Inheritance in access controls

In Data Access, inheritance allows you to link access controls together, enabling you to reuse existing rules. This simplifies administration, improves scalability, and aligns your security model with how your business operates.

Your organization may want to manage access by separating technical roles (aligning with how data is modeled) from functional roles (aligning with how the business operates). You can use inheritance to bridge these layers:

By nesting technical roles inside functional roles, you can update your data architecture or your team structure independently, without breaking your entire access model.

You can also use a role as a group by adding users to its Who component and granting them permissions by nesting other existing roles into its What component. This approach eliminates the need for IT-managed groups in external identity providers.

How inheritance works

An access control can inherit both beneficiaries (who gets access) and permissions (what data is being accessed). When defining the Who logic of an access control, you can add identities as well as other roles. Similarly, when defining the What logic of an access control, you can add data objects as well as other access controls.

Only roles can inherit other access controls, whether they are other roles, column masks, or row filters. Column masks and row filters merely mask or hide data, so they can't inherit other access controls themselves.

The following table shows the differences between inheriting beneficiaries and inheriting permissions in an access control.

Feature Inheriting beneficiaries (Who component) Inheriting permissions (What component)
Action You add an existing role to the Who component of your access control. You add an existing role (or other type of access control) to the What component of your access control.
Meaning

You are granting the access defined in your access control to the beneficiaries of the added role.

Depending on the type of access control, granting access means one of the following:

  • Role: Giving access to a data object (database, schema, table, or folder).
  • Column mask: Unmasking masked columns.
  • Row filter: Giving access to rows subject to row filters.

You are granting the access defined in the added role to the beneficiaries of your access control.

Result

The beneficiaries of the added role automatically inherit the access defined in your access control.

The beneficiaries of your access control automatically inherit the access defined in the added role.

Reciprocal view Your access control appears in the What component of the added role.

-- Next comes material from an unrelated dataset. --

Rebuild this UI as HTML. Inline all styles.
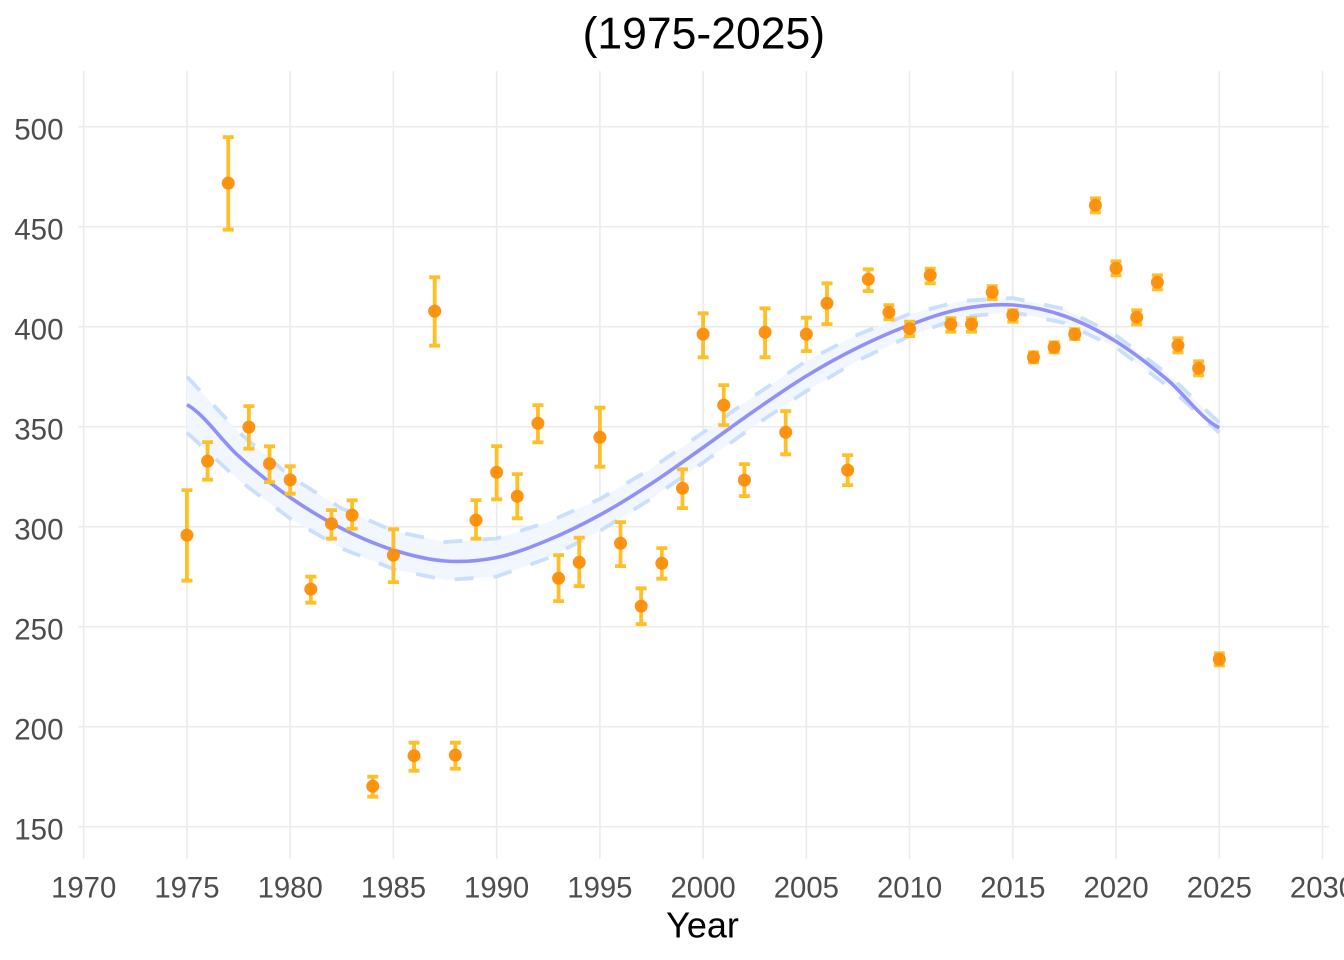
<!DOCTYPE html>
<html>
<head>
<meta charset="utf-8">
<style>
html,body{margin:0;padding:0;background:#fff;}
svg{display:block;}
text{font-family:"Liberation Sans",Arial,sans-serif;}
</style>
</head>
<body>
<svg width="1344" height="960" viewBox="0 0 1344 960" xmlns="http://www.w3.org/2000/svg">
<rect x="0" y="0" width="1344" height="960" fill="#ffffff"/>
<g stroke="#ebebeb" stroke-width="1.6" fill="none">
<path d="M78,826.7H1329M78,726.7H1329M78,626.7H1329M78,526.7H1329M78,426.7H1329M78,326.7H1329M78,226.7H1329M78,126.7H1329"/>
<path d="M83.7,71V859M186.94,71V859M290.17,71V859M393.41,71V859M496.64,71V859M599.88,71V859M703.11,71V859M806.35,71V859M909.58,71V859M1012.82,71V859M1116.05,71V859M1219.29,71V859M1322.52,71V859"/>
</g>
<polygon fill="#f0f6ff" fill-opacity="0.95" points="186.94,376.7 238.56,432 290.18,476.5 341.79,508.5 393.41,531 445.03,542 496.65,538.5 548.26,522 599.88,499 651.5,468.5 703.12,432.5 754.73,395.5 806.35,361 857.97,334.5 909.59,314 961.2,301 1012.82,298 1064.44,309 1116.06,335.5 1167.67,374 1219.29,422.7 1219.29,432.7 1167.67,386 1116.06,347.5 1064.44,323 1012.82,312 961.2,317 909.59,336 857.97,360.5 806.35,391 754.73,425.5 703.12,462.5 651.5,498.5 599.88,531 548.26,558 496.65,576.5 445.03,580 393.41,569 341.79,548.5 290.18,518.5 238.56,480 186.94,432.7"/>
<g fill="none" stroke="#c9dffb" stroke-width="3.8" stroke-dasharray="19 20" stroke-linejoin="round">
<polyline points="186.94,376.7 238.56,432 290.18,476.5 341.79,508.5 393.41,531 445.03,542 496.65,538.5 548.26,522 599.88,499 651.5,468.5 703.12,432.5 754.73,395.5 806.35,361 857.97,334.5 909.59,314 961.2,301 1012.82,298 1064.44,309 1116.06,335.5 1167.67,374 1219.29,422.7"/>
<polyline points="186.94,432.7 238.56,480 290.18,518.5 341.79,548.5 393.41,569 445.03,580 496.65,576.5 548.26,558 599.88,531 651.5,498.5 703.12,462.5 754.73,425.5 806.35,391 857.97,360.5 909.59,336 961.2,317 1012.82,312 1064.44,323 1116.06,347.5 1167.67,386 1219.29,432.7"/>
</g>
<path fill="none" stroke="#9090f6" stroke-width="3.6" d="M186.94,404.7 C204.15,414 221.35,440.5 238.56,456 S272.97,485.7 290.18,497.5 S324.58,519.75 341.79,528.5 S376.2,544.6 393.41,550 S427.82,559.75 445.03,561 S479.44,561 496.65,557.5 S531.05,547.1 548.26,540 S582.67,524.4 599.88,515 S634.29,494.75 651.5,483.5 S685.91,459.7 703.12,447.5 S737.52,422.4 754.73,410.5 S789.14,386.5 806.35,376 S840.76,356 857.97,347.5 S892.38,331.4 909.59,325 S943.99,312.3 961.2,309 S995.61,303.8 1012.82,305 S1047.23,309.9 1064.44,316 S1098.85,330.8 1116.06,341.5 S1150.46,365.6 1167.67,380 S1202.08,419.75 1219.29,427.7"/>
<g fill="none" stroke="#ffbf27" stroke-width="3.8">
<path d="M186.94,490.1V580.7M181.44,490.1H192.44M181.44,580.7H192.44"/>
<path d="M207.58,442.1V479.7M202.08,442.1H213.08M202.08,479.7H213.08"/>
<path d="M228.23,137.1V229.7M222.73,137.1H233.73M222.73,229.7H233.73"/>
<path d="M248.88,406.1V448.7M243.38,406.1H254.38M243.38,448.7H254.38"/>
<path d="M269.52,446.3V482.1M264.02,446.3H275.02M264.02,482.1H275.02"/>
<path d="M290.17,466.3V493.7M284.67,466.3H295.67M284.67,493.7H295.67"/>
<path d="M310.82,576.7V602.7M305.32,576.7H316.32M305.32,602.7H316.32"/>
<path d="M331.46,510.1V538.7M325.96,510.1H336.96M325.96,538.7H336.96"/>
<path d="M352.11,500.3V528.7M346.61,500.3H357.61M346.61,528.7H357.61"/>
<path d="M372.76,776.7V796.7M367.26,776.7H378.26M367.26,796.7H378.26"/>
<path d="M393.41,529.3V582.1M387.91,529.3H398.91M387.91,582.1H398.91"/>
<path d="M414.05,742.7V770.7M408.55,742.7H419.55M408.55,770.7H419.55"/>
<path d="M434.7,277.3V345.7M429.2,277.3H440.2M429.2,345.7H440.2"/>
<path d="M455.35,742.7V768.7M449.85,742.7H460.85M449.85,768.7H460.85"/>
<path d="M475.99,500.1V538.7M470.49,500.1H481.49M470.49,538.7H481.49"/>
<path d="M496.64,446.1V499.3M491.14,446.1H502.14M491.14,499.3H502.14"/>
<path d="M517.29,474.1V518.3M511.79,474.1H522.79M511.79,518.3H522.79"/>
<path d="M537.93,405.1V442.3M532.43,405.1H543.43M532.43,442.3H543.43"/>
<path d="M558.58,555.1V601.1M553.08,555.1H564.08M553.08,601.1H564.08"/>
<path d="M579.23,537.7V586.1M573.73,537.7H584.73M573.73,586.1H584.73"/>
<path d="M599.88,407.7V466.7M594.38,407.7H605.38M594.38,466.7H605.38"/>
<path d="M620.52,522.1V566.1M615.02,522.1H626.02M615.02,566.1H626.02"/>
<path d="M641.17,588.3V624.1M635.67,588.3H646.67M635.67,624.1H646.67"/>
<path d="M661.82,548.1V578.7M656.32,548.1H667.32M656.32,578.7H667.32"/>
<path d="M682.46,469.3V508.1M676.96,469.3H687.96M676.96,508.1H687.96"/>
<path d="M703.11,313.3V357.3M697.61,313.3H708.61M697.61,357.3H708.61"/>
<path d="M723.76,385.1V425.1M718.26,385.1H729.26M718.26,425.1H729.26"/>
<path d="M744.4,464.1V496.1M738.9,464.1H749.9M738.9,496.1H749.9"/>
<path d="M765.05,308.3V357.3M759.55,308.3H770.55M759.55,357.3H770.55"/>
<path d="M785.7,411.1V454.3M780.2,411.1H791.2M780.2,454.3H791.2"/>
<path d="M806.35,317.7V351.1M800.85,317.7H811.85M800.85,351.1H811.85"/>
<path d="M826.99,283.3V324.1M821.49,283.3H832.49M821.49,324.1H832.49"/>
<path d="M847.64,455.1V485.1M842.14,455.1H853.14M842.14,485.1H853.14"/>
<path d="M868.29,269.3V291.1M862.79,269.3H873.79M862.79,291.1H873.79"/>
<path d="M888.93,305.1V319.3M883.43,305.1H894.43M883.43,319.3H894.43"/>
<path d="M909.58,321.7V336.1M904.08,321.7H915.08M904.08,336.1H915.08"/>
<path d="M930.23,268.7V283.3M924.73,268.7H935.73M924.73,283.3H935.73"/>
<path d="M950.87,318.1V331.7M945.37,318.1H956.37M945.37,331.7H956.37"/>
<path d="M971.52,318.1V331.7M966.02,318.1H977.02M966.02,331.7H977.02"/>
<path d="M992.17,286.1V299.1M986.67,286.1H997.67M986.67,299.1H997.67"/>
<path d="M1012.82,310.1V321.7M1007.32,310.1H1018.32M1007.32,321.7H1018.32"/>
<path d="M1033.46,352.3V362.3M1027.96,352.3H1038.96M1027.96,362.3H1038.96"/>
<path d="M1054.11,342.3V352.3M1048.61,342.3H1059.61M1048.61,352.3H1059.61"/>
<path d="M1074.76,329.1V339.1M1069.26,329.1H1080.26M1069.26,339.1H1080.26"/>
<path d="M1095.4,198.3V212.3M1089.9,198.3H1100.9M1089.9,212.3H1100.9"/>
<path d="M1116.05,261.3V275.3M1110.55,261.3H1121.55M1110.55,275.3H1121.55"/>
<path d="M1136.7,310.3V324.3M1131.2,310.3H1142.2M1131.2,324.3H1142.2"/>
<path d="M1157.34,275.3V289.3M1151.84,275.3H1162.84M1151.84,289.3H1162.84"/>
<path d="M1177.99,338.3V352.3M1172.49,338.3H1183.49M1172.49,352.3H1183.49"/>
<path d="M1198.64,361.3V375.3M1193.14,361.3H1204.14M1193.14,375.3H1204.14"/>
<path d="M1219.29,653.3V665.3M1213.79,653.3H1224.79M1213.79,665.3H1224.79"/>
</g>
<g fill="#fb8d0a" fill-opacity="0.95">
<circle cx="186.94" cy="535.1" r="6.5"/>
<circle cx="207.58" cy="461.1" r="6.5"/>
<circle cx="228.23" cy="183.1" r="6.5"/>
<circle cx="248.88" cy="427.1" r="6.5"/>
<circle cx="269.52" cy="463.7" r="6.5"/>
<circle cx="290.17" cy="479.9" r="6.5"/>
<circle cx="310.82" cy="589.1" r="6.5"/>
<circle cx="331.46" cy="523.7" r="6.5"/>
<circle cx="352.11" cy="515.1" r="6.5"/>
<circle cx="372.76" cy="786.3" r="6.5"/>
<circle cx="393.41" cy="555.1" r="6.5"/>
<circle cx="414.05" cy="755.7" r="6.5"/>
<circle cx="434.7" cy="311.1" r="6.5"/>
<circle cx="455.35" cy="755.1" r="6.5"/>
<circle cx="475.99" cy="520.1" r="6.5"/>
<circle cx="496.64" cy="472.3" r="6.5"/>
<circle cx="517.29" cy="496.3" r="6.5"/>
<circle cx="537.93" cy="423.3" r="6.5"/>
<circle cx="558.58" cy="578.3" r="6.5"/>
<circle cx="579.23" cy="562.3" r="6.5"/>
<circle cx="599.88" cy="437.3" r="6.5"/>
<circle cx="620.52" cy="543.3" r="6.5"/>
<circle cx="641.17" cy="606.1" r="6.5"/>
<circle cx="661.82" cy="563.3" r="6.5"/>
<circle cx="682.46" cy="488.3" r="6.5"/>
<circle cx="703.11" cy="334.1" r="6.5"/>
<circle cx="723.76" cy="405.1" r="6.5"/>
<circle cx="744.4" cy="480.1" r="6.5"/>
<circle cx="765.05" cy="332.3" r="6.5"/>
<circle cx="785.7" cy="432.3" r="6.5"/>
<circle cx="806.35" cy="334.1" r="6.5"/>
<circle cx="826.99" cy="303.3" r="6.5"/>
<circle cx="847.64" cy="470.1" r="6.5"/>
<circle cx="868.29" cy="279.3" r="6.5"/>
<circle cx="888.93" cy="312.3" r="6.5"/>
<circle cx="909.58" cy="328.7" r="6.5"/>
<circle cx="930.23" cy="275.3" r="6.5"/>
<circle cx="950.87" cy="324.3" r="6.5"/>
<circle cx="971.52" cy="324.3" r="6.5"/>
<circle cx="992.17" cy="292.3" r="6.5"/>
<circle cx="1012.82" cy="315.1" r="6.5"/>
<circle cx="1033.46" cy="357.3" r="6.5"/>
<circle cx="1054.11" cy="347.3" r="6.5"/>
<circle cx="1074.76" cy="334.1" r="6.5"/>
<circle cx="1095.4" cy="205.3" r="6.5"/>
<circle cx="1116.05" cy="268.3" r="6.5"/>
<circle cx="1136.7" cy="317.3" r="6.5"/>
<circle cx="1157.34" cy="282.3" r="6.5"/>
<circle cx="1177.99" cy="345.3" r="6.5"/>
<circle cx="1198.64" cy="368.3" r="6.5"/>
<circle cx="1219.29" cy="659.3" r="6.5"/>
</g>
<g fill="#4d4d4d" font-size="29.5" text-anchor="end">
<text x="63.5" y="839.3">150</text>
<text x="63.5" y="739.3">200</text>
<text x="63.5" y="639.3">250</text>
<text x="63.5" y="539.3">300</text>
<text x="63.5" y="439.3">350</text>
<text x="63.5" y="339.3">400</text>
<text x="63.5" y="239.3">450</text>
<text x="63.5" y="139.3">500</text>
</g>
<g fill="#4d4d4d" font-size="29.3" text-anchor="middle">
<text x="83.7" y="897.3">1970</text>
<text x="186.94" y="897.3">1975</text>
<text x="290.17" y="897.3">1980</text>
<text x="393.41" y="897.3">1985</text>
<text x="496.64" y="897.3">1990</text>
<text x="599.88" y="897.3">1995</text>
<text x="703.11" y="897.3">2000</text>
<text x="806.35" y="897.3">2005</text>
<text x="909.58" y="897.3">2010</text>
<text x="1012.82" y="897.3">2015</text>
<text x="1116.05" y="897.3">2020</text>
<text x="1219.29" y="897.3">2025</text>
<text x="1322.52" y="897.3">2030</text>
</g>
<text x="702.5" y="937.3" font-size="36" text-anchor="middle" fill="#000">Year</text>
<text x="703.8" y="48.3" font-size="44.5" text-anchor="middle" fill="#000">(1975-2025)</text>
</svg>
</body>
</html>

Your access control appears in the Who component of the added role.

Use case

To grant access to large groups of users, without manual reassignment.

To create high-level functional roles that inherit permissions from multiple lower-level, technical roles.

Approval

None.

If you do not own the item you added to your What component, an access request is sent to the owner of the item for approval. The owner of the item must approve the request for the inheritance link to be established.
Note Different data sources handle inheritance in different ways. For data sources that support inheritance (for example, Snowflake), the inheritance structure in Data Access is mapped directly. For data sources that don't support inheritance (for example, BigQuery), the inheritance structure is flattened to ensure the same result.

Scenarios for using inheritance

You can apply inheritance logic to roles, masks, and filters to achieve specific outcomes.

Using a role as a group for inherited access

Suppose that you have a team of 10 analysts who all need the same access. Traditionally, you might rely on IT to manage a group for them in an external identity provider, such as Microsoft Entra ID or Okta. With Data Access, you can bypass this bottleneck. You can create a new role named Sales Dashboard and add the 10 analysts to its Who component. The Sales Dashboard role now effectively functions as a virtual group. Every time a new analyst joins the team, you can simply add them to the Who component of the role directly, instead of waiting for IT to update the external group.

Additionally, instead of adding raw tables to the Sales Dashboard role, you can add other existing technical roles (for example, Sales Analytics) into its What component. By doing this, the 10 analysts in the Who component automatically inherit the access defined in the roles added to the What component. From your perspective, you added existing roles into your What component to give your team access (inheriting permissions). From the perspective of those existing technical roles you added, your "Sales Dashboard" role has been added to their Who component (inheriting beneficiaries).

Using a functional role to inherit technical permissions

To understand how inheritance works in practice, consider the following model, where technical roles are mapped to functional roles to manage access for two identities, Elton and Emma.

Inheritance model

In the model, Sales Data and Marketing Data are technical (low-level) roles, which are modeled directly after your data structure.

In this technical layer, Elton is assigned directly to Sales Data. This allows him to select from the Transactions and Leads tables.

In the model, Regional Analyst is a functional (high-level) role, which aligns with how your business operates. Instead of manually adding individual data objects to this functional role, you add the existing technical roles to its scope.

In this functional layer, Emma is assigned to the Regional Analyst role. She automatically inherits the permissions from both technical roles, Sales Data and Marketing Data. This allows her to select from the Transactions and Leads tables, as well as read from the Marketing schema and Campaign folder.

The inheritance structure gives Elton the specific access required for sales-focused tasks, without being exposed to broader marketing data. It gives Emma a broader set of permissions than Elton, providing her with a complete map of the data products she needs to oversee.

Visualizing inheritance

On the access control page, you can see the complete set of data objects and identities by clicking Show all.